Life in mormonism was kind of a blur for the first year. We moved back home to Ohio shortly after converting, and then to Auburn Hills, Michigan. We never really got as connected as we should have. It took way longer than normal for me to receive Melchizedek priesthood as an adult male. Because we moved around so much, it was more than a year before we really got hooked in. In Ohio, we lived on the East side of Toledo and the ward was pretty far away in an affluent part of town and we never were really comfortable there. Just the opposite was true when we lived in Michigan, the church was pretty small in the area, so rather than a full ward we were part of the Pontiac branch. We met in a non-church owned building, and the group was pretty small. Pontiac is a pretty rough town, and again working in retail we didn’t make it very often to church. The one constant was that we had the missionaries over on a regular basis, and they formed the main connection with the church at that time. It wasn’t until we moved to New Hampshire that we really got comfortable in the church. In New Hampshire, I went from retail to working at Fidelity Investment, my first Monday through Friday job, and because Fidelity had relocated a number of employees from Salt Lake City I worked with and knew a lot of other mormons. We shared a corporate culture as well as a church culture, and I felt more involved in the goings on because our local Bishop was a mid-level manager at Fidelity. We still had the missionaries over for dinner all the time, and I began going out and accompanying them on home visits. We liked it a lot better in New Hampshire, when we joined in Wyoming most of the people were very intimidating. Keeping up with the Mormon Joneses was hard, and it seemed like we would never be able to live up to the standards of righteousness that was in our faces all the time. In New Hampshire it was different, we were friends with lots of other mormons, we really got into the new member classes (over a year after we were baptized). We made a few really good friends, people we and our kids hung out with even outside of church. It was after a few years in New Hampshire that we finally went to the temple. More on that later, as that whole experience deserves separate treatment. Life was good church-wise in New Hampshire, but it was so incredibly expensive to live in New England that we decided to move back to the Midwest, and I ended up with an ill-fated and short lived job in Wisconsin.

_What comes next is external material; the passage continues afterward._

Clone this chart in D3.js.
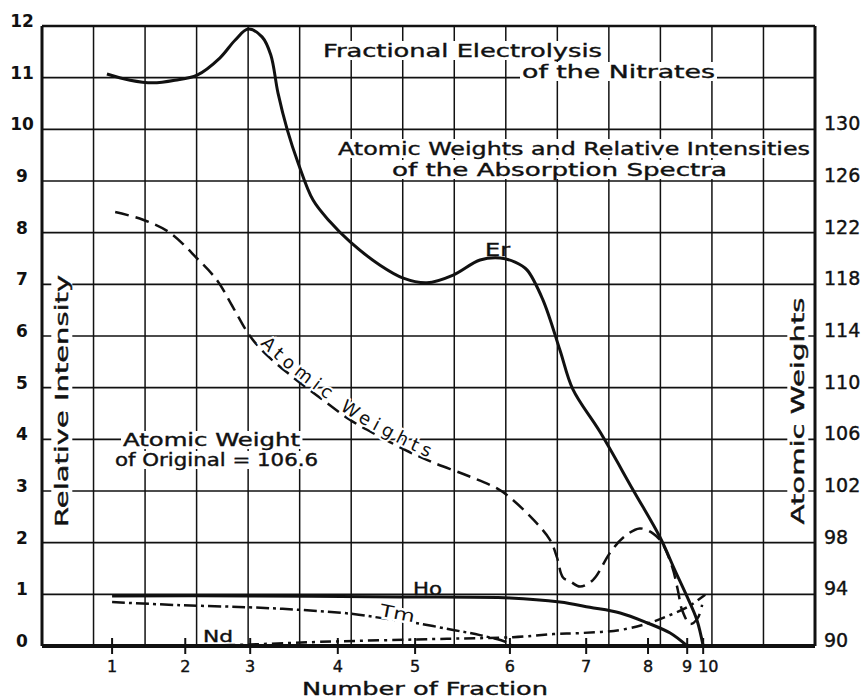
<!DOCTYPE html>
<html><head><meta charset="utf-8">
<script src="https://cdn.jsdelivr.net/npm/d3@7"></script>
<style>body{margin:0;background:#fff}</style>
</head><body>
<svg id="c" width="865" height="700"></svg>
<script>
// ---- data ----
const intensityTicks = [0,1,2,3,4,5,6,7,8,9,10,11,12];
const weightTicks = [90,94,98,102,106,110,114,118,122,126,130];
const gridColumns = [0,1,2,3,4,5,6,7,8,9,10,11,12,13,14,15];
const fractions = [1,2,3,4,5,6,7,8,9,10];
const fractionPos = [1.36,2.78,4.04,5.74,7.24,9.08,10.56,11.76,12.52,12.83];

// Er relative intensity (x in grid units)
const erX = [1.26,1.71,2.15,2.58,3.01,3.45,3.75,4.00,4.27,4.44,4.58,4.76,4.97,5.26,5.59,5.98,6.56,7.01,7.47,7.98,8.50,8.89,9.18,9.41,9.72,10.05,10.30,10.83,11.47,11.99,12.28,12.52,12.71,12.83];
const erY = [11.07,10.95,10.90,10.95,11.05,11.38,11.73,11.94,11.79,11.44,10.70,9.99,9.35,8.63,8.21,7.82,7.37,7.12,7.03,7.18,7.47,7.51,7.43,7.28,6.70,5.73,4.97,4.14,3.02,2.11,1.47,0.95,0.50,0.0];
// Atomic weights (right axis)
const awX = [1.42,1.96,2.48,3.01,3.40,3.71,4.00,4.29,4.81,5.40,5.98,6.56,7.14,7.59,8.25,8.83,9.08,9.53,9.86,9.99,10.11,10.25,10.44,10.69,11.02,11.28,11.60,11.86,12.03,12.23,12.34,12.42,12.58,12.73,12.81];
const awW = [123.6,123.0,122.0,120.0,118.3,116.2,114.2,112.8,111.0,109.2,107.5,106.2,105.0,104.2,103.2,102.2,101.5,99.8,98.2,96.9,95.3,95.0,94.6,95.1,97.2,98.4,99.1,98.7,98.0,96.1,94.3,92.8,91.7,92.2,93.2];
// Ho
const hoX = [1.36,4.04,6.95,9.08,10.05,10.63,11.22,11.74,12.19,12.52];
const hoY = [0.97,0.97,0.95,0.93,0.85,0.75,0.64,0.45,0.25,0.0];
// Tm
const tmX = [1.36,2.68,3.98,5.01,6.04,6.66,7.28,7.98,8.50,9.02,9.12];
const tmY = [0.85,0.79,0.75,0.70,0.62,0.53,0.44,0.31,0.21,0.07,0.0];
// Nd
const ndX = [3.07,4.04,5.40,7.86,9.14,9.92,10.44,11.22,11.80,12.19,12.52,12.87];
const ndY = [0,0.03,0.08,0.14,0.17,0.23,0.25,0.31,0.45,0.60,0.75,0.99];

// ---- scales ----
const FONT = "'DejaVu Sans', sans-serif";
const svg = d3.select('#c');
const x = d3.scaleLinear().domain([0,15]).range([42,815]);
const y = d3.scaleLinear().domain([0,12]).range([646,26]);
const yW = d3.scaleLinear().domain([90,130]).range([y(0), y(10)]);
const ink = '#111';

const gridG = svg.append('g');
const bgG = svg.append('g');
const curveG = svg.append('g');
const textG = svg.append('g');

// grid
gridG.selectAll('line.h').data(intensityTicks).join('line')
  .attr('x1', x(0)).attr('x2', x(15)).attr('y1', d=>y(d)).attr('y2', d=>y(d))
  .attr('stroke', ink).attr('stroke-width', d => d===0 ? 4 : (d===12 ? 2.5 : 1.7));
gridG.selectAll('line.v').data(gridColumns).join('line')
  .attr('x1', d=>x(d)).attr('x2', d=>x(d)).attr('y1', y(12)).attr('y2', y(0))
  .attr('stroke', ink).attr('stroke-width', d => (d===0||d===15) ? 3 : 1.5);

// fraction ticks
curveG.selectAll('line.t').data(fractionPos).join('line')
  .attr('x1', d=>x(d)).attr('x2', d=>x(d)).attr('y1', y(0)-8).attr('y2', y(0)+8)
  .attr('stroke', ink).attr('stroke-width', 2);

// axis labels
textG.selectAll('text.l').data(intensityTicks).join('text')
  .attr('x', 22).attr('y', d=>y(d)+1).attr('text-anchor','middle')
  .attr('font-family', FONT).attr('font-size', 17).attr('font-weight','bold').attr('fill', ink)
  .text(d=>d);
textG.selectAll('text.r').data(weightTicks).join('text')
  .attr('x', 824).attr('y', d=>yW(d)+1)
  .attr('font-family', FONT).attr('font-size', 19).attr('fill', ink)
  .attr('stroke', ink).attr('stroke-width', 0.4)
  .text(d=>d);
textG.selectAll('text.b').data(fractions).join('text')
  .attr('x', (d,i)=> d===10 ? x(fractionPos[i]) - 5 : x(fractionPos[i]))
  .attr('y', 672).attr('text-anchor', d => d===10 ? 'start' : 'middle')
  .attr('font-family', FONT).attr('font-size', 16).attr('fill', ink)
  .attr('stroke', ink).attr('stroke-width', 0.4)
  .text(d=>d);

function label(txt, px, py, size, len, opts={}) {
  const t = textG.append('text').attr('x', px).attr('y', py)
    .attr('font-family', FONT).attr('font-size', size).attr('fill', ink).text(txt);
  if (len) t.attr('textLength', len).attr('lengthAdjust', 'spacingAndGlyphs');
  if (!opts.halo) t.attr('stroke', ink).attr('stroke-width', 0.4);
  if (opts.bg) {
    const b = t.node().getBBox();
    bgG.append('rect').attr('x', b.x-2).attr('y', b.y+1).attr('width', b.width+4).attr('height', b.height-2).attr('fill','#fff');
  }
  return t;
}
label('Number of Fraction', 302, 695, 18, 246);
label('Fractional Electrolysis', 323, 57, 18, 279, {bg:true});
label('of the Nitrates', 522, 78, 18, 193, {bg:true});
label('Atomic Weights and Relative Intensities', 338, 155, 18, 472, {bg:true});
label('of the Absorption Spectra', 392, 176, 18, 335, {bg:true});
label('Atomic Weight', 123, 446, 17, 177, {bg:true});
label('of Original = 106.6', 115, 466, 17, 203, {bg:true});
label('Er', 485, 256, 17, 25);
label('Ho', 413, 595, 17, 29);
label('Nd', 203, 642, 16, 30);
label('Tm', 380, 619, 17, 35, {halo:true}).attr('transform','rotate(11,397,613)')
  .attr('stroke','#fff').attr('stroke-width',5).attr('paint-order','stroke');

// rotated axis titles
function vtitle(txt, cx, cy, len) {
  const g = svg.append('g').attr('transform', `translate(${cx},${cy}) rotate(-90)`);
  const t = g.append('text').attr('text-anchor','middle').attr('dy','0.35em')
    .attr('font-family', FONT).attr('font-size', 18).attr('fill', ink)
    .attr('stroke', ink).attr('stroke-width', 0.4)
    .attr('textLength', len).attr('lengthAdjust','spacingAndGlyphs').text(txt);
  const b = t.node().getBBox();
  g.insert('rect','text').attr('x', b.x-3).attr('y', b.y).attr('width', b.width+6).attr('height', b.height).attr('fill','#fff');
}
vtitle('Relative Intensity', 62, 401, 252);
vtitle('Atomic Weights', 798, 411, 227);

// curves
const lineI = d3.line().x(d=>x(d[0])).y(d=>y(d[1])).curve(d3.curveCatmullRom.alpha(0.5));
const lineW = d3.line().x(d=>x(d[0])).y(d=>yW(d[1])).curve(d3.curveCatmullRom.alpha(0.5));
const zip = (a,b) => a.map((v,i)=>[v,b[i]]);

curveG.append('path').attr('d', lineI(zip(hoX,hoY))).attr('fill','none')
  .attr('stroke', ink).attr('stroke-width', 3);
curveG.append('path').attr('d', lineI(zip(tmX,tmY))).attr('fill','none')
  .attr('stroke', ink).attr('stroke-width', 2.5).attr('stroke-dasharray','13,4,3,4');
curveG.append('path').attr('d', lineI(zip(ndX,ndY))).attr('fill','none')
  .attr('stroke', ink).attr('stroke-width', 2.5).attr('stroke-dasharray','11,5,3,5');
const awPath = curveG.append('path').attr('id','awp').attr('d', lineW(zip(awX,awW))).attr('fill','none')
  .attr('stroke', ink).attr('stroke-width', 2.5).attr('stroke-dasharray','14,7');
curveG.append('path').attr('d', lineI(zip(erX,erY))).attr('fill','none')
  .attr('stroke', ink).attr('stroke-width', 3);

// text along the atomic weight curve
const node = awPath.node();
const total = node.getTotalLength();
let lo = 0, hi = total;
for (let k=0;k<40;k++){ const m=(lo+hi)/2; if (node.getPointAtLength(m).x < 258) lo=m; else hi=m; }
textG.append('text').attr('font-family', FONT).attr('font-size', 18).attr('fill', ink)
  .attr('letter-spacing', 5).attr('dy', -3)
  .attr('stroke','#fff').attr('stroke-width',4).attr('paint-order','stroke')
  .append('textPath').attr('href','#awp').attr('startOffset', lo).text('Atomic Weights');
</script>
</body></html>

After a short stay in Wisconsin, we moved to Northern Kentucky and back to Fidelity Investments. Like every move, the first contact we made was with the local mormon church. They helped you move in, get acclimated to the area and get integrated into the local church. Moving is jarring, and by keeping in touch every step of the way, the mormon church ensures that people don’t stray or fall away when they change wards. In Northern Kentucky, we settled back into church. As usual, the missionaries were very important to us. We had them over at least once a week, often times several nights a week to feed them. I went out with them almost every week on visits and to drive them around, since they covered a pretty big geographical area and had limited mileage on their car. It was during this time that I was called as a membership clerk in the Bishopric. That is a pretty minor calling, but it gave me insight into the inner workings of the local church leadership as I attended most of the Bishopric meetings. It was a rude awakening how people were called into their church callings, the process being a lot more pragmatic than inspired. It was also disturbing how many people who were listed as members never attended and of those how many either wanted no contact with the church or were outright hostile towards it. Most mormons outside of the bishopric would be shocked to learn what a high percentage of “members” are openly hostile toward the church that claims them as members. It is true of many Christian churches that members on the rolls often are not attenders, but you don’t see the same level of hostility towards the institution.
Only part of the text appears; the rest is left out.